• **Data excerpt**

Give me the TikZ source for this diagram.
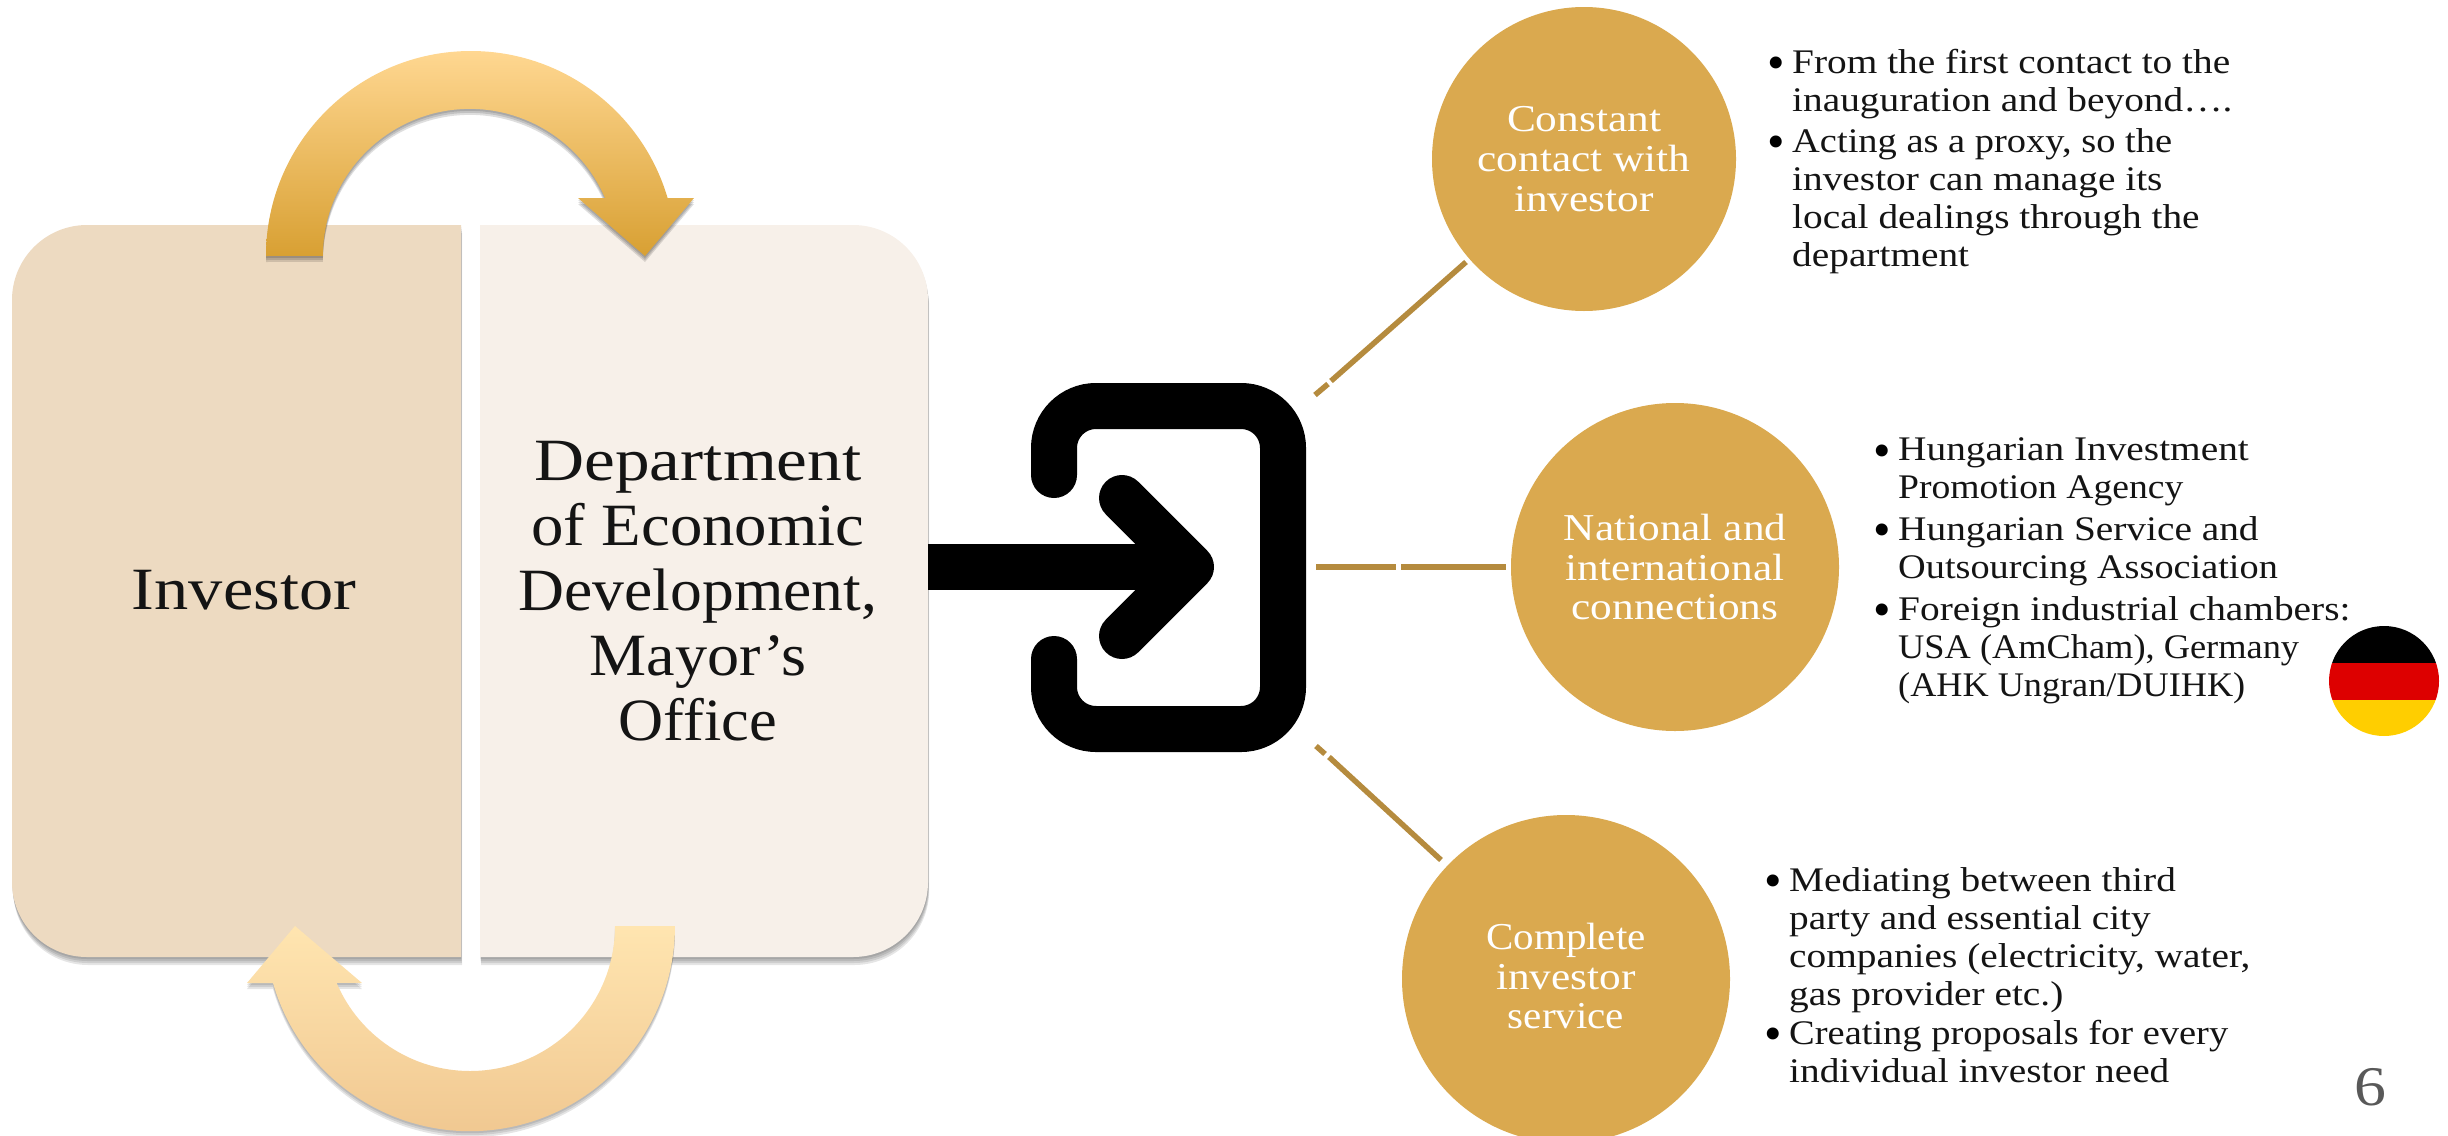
\documentclass[tikz,border=0pt]{standalone}
\usepackage{fontspec}
\setmainfont[FakeStretch=1.14]{Liberation Serif}
\newcommand{\fsx}[2]{{\addfontfeature{FakeStretch=#1}#2}}
\definecolor{boxA}{HTML}{EDDAC1}
\definecolor{boxB}{HTML}{F7F0E9}
\definecolor{gold}{HTML}{DAA94F}
\definecolor{linecol}{HTML}{B58B3E}
\definecolor{flagred}{HTML}{DD0000}
\definecolor{flagyel}{HTML}{FFCE00}
\definecolor{atop}{HTML}{FFD791}
\definecolor{abot}{HTML}{D8A033}
\definecolor{btop}{HTML}{FFE5B0}
\definecolor{bbot}{HTML}{EFC58E}
\tikzset{
  x=1pt,y=-1pt,
  bigtxt/.style={font=\fontsize{60}{65}\selectfont,align=center,text=black!92},
  circtxt/.style={font=\fontsize{38}{39.7}\selectfont,align=center,text=white},
  bultxt/.style={font=\fontsize{34.5}{38}\selectfont,align=left,anchor=north west,inner sep=0pt,text=black!92},
  bulmark/.style={font=\fontsize{50}{50}\selectfont\addfontfeature{FakeStretch=1},anchor=base,inner sep=0pt,text=black},
  goldcirc/.style={circle,fill=gold,inner sep=0pt},
  dashline/.style={draw=linecol,line width=5.5pt},
  softshadow/.style={fill=black,opacity=.10},
}
\def\leftbox{(461,225) -- (87,225) arc[start angle=270,end angle=180,radius=75] -- (12,882) arc[start angle=180,end angle=90,radius=75] -- (461,957) -- cycle}
\def\rightbox{(480,225) -- (853,225) arc[start angle=270,end angle=360,radius=75] -- (928,882) arc[start angle=0,end angle=90,radius=75] -- (480,957) -- cycle}
\def\toparrow{(266,256) arc[start angle=180,end angle=343.6,radius=205] -- (694,198) -- (645,256) -- (578,198) -- (605,198) arc[start angle=336.8,end angle=180,radius=147] -- cycle}
\def\botarrow{(615,926) arc[start angle=0,end angle=156.9,radius=145] -- (362,983) -- (295,926) -- (247,983) -- (273,983) arc[start angle=163.9,end angle=0,radius=205] -- cycle}
\begin{document}
\begin{tikzpicture}
\useasboundingbox (0,0) rectangle (2448,1135);
\clip (0,0) rectangle (2448,1135);
% boxes
\foreach \d in {2,4,6,8}{
  \path[softshadow,yshift=-\d pt,xshift=.15*\d pt] \leftbox;
  \path[softshadow,yshift=-\d pt,xshift=.15*\d pt] \rightbox;
}
\path[fill=boxA] \leftbox;
\path[fill=boxB] \rightbox;
\node[bigtxt] (inv) at (244,590) {Investor};
\node[bigtxt] (dep) at (698,591) {\fsx{1.155}{Department}\\\fsx{1.08}{of Economic}\\\fsx{1.06}{Development,}\\\fsx{1.07}{Mayor's}\\\fsx{1.04}{Office}};
% loop arrows
\foreach \d in {2,4,6}{
  \path[softshadow,opacity=.13,yshift=-\d pt] \toparrow;
  \path[softshadow,opacity=.10,yshift=-\d pt] \botarrow;
}
\shade[top color=atop,bottom color=abot] \toparrow;
\shade[top color=btop,bottom color=bbot] \botarrow;
% icon
\coordinate (shaftstart) at (928,567);
\coordinate (shafttip) at (1191,567);
\draw[line width=46pt] (shaftstart) -- (shafttip);
\draw[line width=46pt,line cap=round,line join=round] (1122,498) -- (shafttip) -- (1122,636);
\draw[line width=46pt,line cap=round,rounded corners=42pt] (1054,475) -- (1054,406) -- (1283,406) -- (1283,729) -- (1054,729) -- (1054,659);
% circles
\node[goldcirc,minimum size=304pt] (c1) at (1584,159) {};
\node[goldcirc,minimum size=328pt] (c2) at (1675,567) {};
\node[goldcirc,minimum size=328pt] (c3) at (1566,979) {};
\node[circtxt] (t1) at (c1) {Constant\\contact with\\investor};
\node[circtxt] (t2) at (c2) {National and\\international\\connections};
\node[circtxt,yshift=3pt] (t3) at (c3) {\fsx{1.08}{Complete}\\investor\\\fsx{1.08}{service}};
% dashed connectors
\coordinate (a1) at (1315,395); \coordinate (a2) at (1328,384);
\coordinate (a3) at (1331,381); \coordinate (a4) at (1466,262);
\coordinate (b1) at (1316,567); \coordinate (b2) at (1396,567);
\coordinate (b3) at (1401,567); \coordinate (b4) at (1506,567);
\coordinate (d1) at (1316,746); \coordinate (d2) at (1325,754);
\coordinate (d3) at (1329,757); \coordinate (d4) at (1441,860);
\draw[dashline] (a1) -- (a2);
\draw[dashline] (a3) -- (a4);
\draw[dashline] (b1) -- (b2);
\draw[dashline] (b3) -- (b4);
\draw[dashline] (d1) -- (d2);
\draw[dashline] (d3) -- (d4);
% bullets
\node[bulmark] (m1) at (1776,79) {•};
\node[bultxt] (l1) at (1792,49) {From the first contact to the\\inauguration and beyond….};
\node[bulmark] (m2) at (1776,158) {•};
\node[bultxt] (l2) at (1792,128) {\fsx{1.115}{Acting as a proxy, so the}\\investor can manage its\\local dealings through the\\department};
\node[bulmark] (m3) at (1882,467) {•};
\node[bultxt] (l3) at (1898,437) {Hungarian Investment\\\fsx{1.09}{Promotion Agency}};
\node[bulmark] (m4) at (1882,546) {•};
\node[bultxt] (l4) at (1898,516) {Hungarian Service and\\\fsx{1.11}{Outsourcing Association}};
\node[bulmark] (m5) at (1882,626) {•};
\node[bultxt] (l5) at (1898,596) {Foreign industrial chambers:\\\fsx{1.054}{USA (AmCham), Germany}\\\fsx{1.05}{(AHK Ungran/DUIHK)}};
\node[bulmark] (m6) at (1773,897) {•};
\node[bultxt] (l6) at (1789,867) {Mediating between third\\party and essential city\\companies (electricity, water,\\gas provider etc.)};
\node[bulmark] (m7) at (1773,1050) {•};
\node[bultxt] (l7) at (1789,1020) {\fsx{1.115}{Creating proposals for every}\\individual investor need};
% flag
\begin{scope}
\clip (2384,681) circle[radius=55];
\fill[black] (2320,620) rectangle (2448,663);
\fill[flagred] (2320,663) rectangle (2448,700);
\fill[flagyel] (2320,700) rectangle (2448,745);
\end{scope}
\node[font=\fontsize{56}{60}\selectfont,text=black!65] (pg) at (2370,1087) {6};
\end{tikzpicture}
\end{document}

• **Work required**
Keep the pictures out of the copy and write out the data exactly as it stands.

• **Response**
Give me the TikZ source for this diagram.
\documentclass[tikz,border=0pt]{standalone}
\usepackage{fontspec}
\setmainfont[FakeStretch=1.14]{Liberation Serif}
\newcommand{\fsx}[2]{{\addfontfeature{FakeStretch=#1}#2}}
\definecolor{boxA}{HTML}{EDDAC1}
\definecolor{boxB}{HTML}{F7F0E9}
\definecolor{gold}{HTML}{DAA94F}
\definecolor{linecol}{HTML}{B58B3E}
\definecolor{flagred}{HTML}{DD0000}
\definecolor{flagyel}{HTML}{FFCE00}
\definecolor{atop}{HTML}{FFD791}
\definecolor{abot}{HTML}{D8A033}
\definecolor{btop}{HTML}{FFE5B0}
\definecolor{bbot}{HTML}{EFC58E}
\tikzset{
  x=1pt,y=-1pt,
  bigtxt/.style={font=\fontsize{60}{65}\selectfont,align=center,text=black!92},
  circtxt/.style={font=\fontsize{38}{39.7}\selectfont,align=center,text=white},
  bultxt/.style={font=\fontsize{34.5}{38}\selectfont,align=left,anchor=north west,inner sep=0pt,text=black!92},
  bulmark/.style={font=\fontsize{50}{50}\selectfont\addfontfeature{FakeStretch=1},anchor=base,inner sep=0pt,text=black},
  goldcirc/.style={circle,fill=gold,inner sep=0pt},
  dashline/.style={draw=linecol,line width=5.5pt},
  softshadow/.style={fill=black,opacity=.10},
}
\def\leftbox{(461,225) -- (87,225) arc[start angle=270,end angle=180,radius=75] -- (12,882) arc[start angle=180,end angle=90,radius=75] -- (461,957) -- cycle}
\def\rightbox{(480,225) -- (853,225) arc[start angle=270,end angle=360,radius=75] -- (928,882) arc[start angle=0,end angle=90,radius=75] -- (480,957) -- cycle}
\def\toparrow{(266,256) arc[start angle=180,end angle=343.6,radius=205] -- (694,198) -- (645,256) -- (578,198) -- (605,198) arc[start angle=336.8,end angle=180,radius=147] -- cycle}
\def\botarrow{(615,926) arc[start angle=0,end angle=156.9,radius=145] -- (362,983) -- (295,926) -- (247,983) -- (273,983) arc[start angle=163.9,end angle=0,radius=205] -- cycle}
\begin{document}
\begin{tikzpicture}
\useasboundingbox (0,0) rectangle (2448,1135);
\clip (0,0) rectangle (2448,1135);
% boxes
\foreach \d in {2,4,6,8}{
  \path[softshadow,yshift=-\d pt,xshift=.15*\d pt] \leftbox;
  \path[softshadow,yshift=-\d pt,xshift=.15*\d pt] \rightbox;
}
\path[fill=boxA] \leftbox;
\path[fill=boxB] \rightbox;
\node[bigtxt] (inv) at (244,590) {Investor};
\node[bigtxt] (dep) at (698,591) {\fsx{1.155}{Department}\\\fsx{1.08}{of Economic}\\\fsx{1.06}{Development,}\\\fsx{1.07}{Mayor's}\\\fsx{1.04}{Office}};
% loop arrows
\foreach \d in {2,4,6}{
  \path[softshadow,opacity=.13,yshift=-\d pt] \toparrow;
  \path[softshadow,opacity=.10,yshift=-\d pt] \botarrow;
}
\shade[top color=atop,bottom color=abot] \toparrow;
\shade[top color=btop,bottom color=bbot] \botarrow;
% icon
\coordinate (shaftstart) at (928,567);
\coordinate (shafttip) at (1191,567);
\draw[line width=46pt] (shaftstart) -- (shafttip);
\draw[line width=46pt,line cap=round,line join=round] (1122,498) -- (shafttip) -- (1122,636);
\draw[line width=46pt,line cap=round,rounded corners=42pt] (1054,475) -- (1054,406) -- (1283,406) -- (1283,729) -- (1054,729) -- (1054,659);
% circles
\node[goldcirc,minimum size=304pt] (c1) at (1584,159) {};
\node[goldcirc,minimum size=328pt] (c2) at (1675,567) {};
\node[goldcirc,minimum size=328pt] (c3) at (1566,979) {};
\node[circtxt] (t1) at (c1) {Constant\\contact with\\investor};
\node[circtxt] (t2) at (c2) {National and\\international\\connections};
\node[circtxt,yshift=3pt] (t3) at (c3) {\fsx{1.08}{Complete}\\investor\\\fsx{1.08}{service}};
% dashed connectors
\coordinate (a1) at (1315,395); \coordinate (a2) at (1328,384);
\coordinate (a3) at (1331,381); \coordinate (a4) at (1466,262);
\coordinate (b1) at (1316,567); \coordinate (b2) at (1396,567);
\coordinate (b3) at (1401,567); \coordinate (b4) at (1506,567);
\coordinate (d1) at (1316,746); \coordinate (d2) at (1325,754);
\coordinate (d3) at (1329,757); \coordinate (d4) at (1441,860);
\draw[dashline] (a1) -- (a2);
\draw[dashline] (a3) -- (a4);
\draw[dashline] (b1) -- (b2);
\draw[dashline] (b3) -- (b4);
\draw[dashline] (d1) -- (d2);
\draw[dashline] (d3) -- (d4);
% bullets
\node[bulmark] (m1) at (1776,79) {•};
\node[bultxt] (l1) at (1792,49) {From the first contact to the\\inauguration and beyond….};
\node[bulmark] (m2) at (1776,158) {•};
\node[bultxt] (l2) at (1792,128) {\fsx{1.115}{Acting as a proxy, so the}\\investor can manage its\\local dealings through the\\department};
\node[bulmark] (m3) at (1882,467) {•};
\node[bultxt] (l3) at (1898,437) {Hungarian Investment\\\fsx{1.09}{Promotion Agency}};
\node[bulmark] (m4) at (1882,546) {•};
\node[bultxt] (l4) at (1898,516) {Hungarian Service and\\\fsx{1.11}{Outsourcing Association}};
\node[bulmark] (m5) at (1882,626) {•};
\node[bultxt] (l5) at (1898,596) {Foreign industrial chambers:\\\fsx{1.054}{USA (AmCham), Germany}\\\fsx{1.05}{(AHK Ungran/DUIHK)}};
\node[bulmark] (m6) at (1773,897) {•};
\node[bultxt] (l6) at (1789,867) {Mediating between third\\party and essential city\\companies (electricity, water,\\gas provider etc.)};
\node[bulmark] (m7) at (1773,1050) {•};
\node[bultxt] (l7) at (1789,1020) {\fsx{1.115}{Creating proposals for every}\\individual investor need};
% flag
\begin{scope}
\clip (2384,681) circle[radius=55];
\fill[black] (2320,620) rectangle (2448,663);
\fill[flagred] (2320,663) rectangle (2448,700);
\fill[flagyel] (2320,700) rectangle (2448,745);
\end{scope}
\node[font=\fontsize{56}{60}\selectfont,text=black!65] (pg) at (2370,1087) {6};
\end{tikzpicture}
\end{document}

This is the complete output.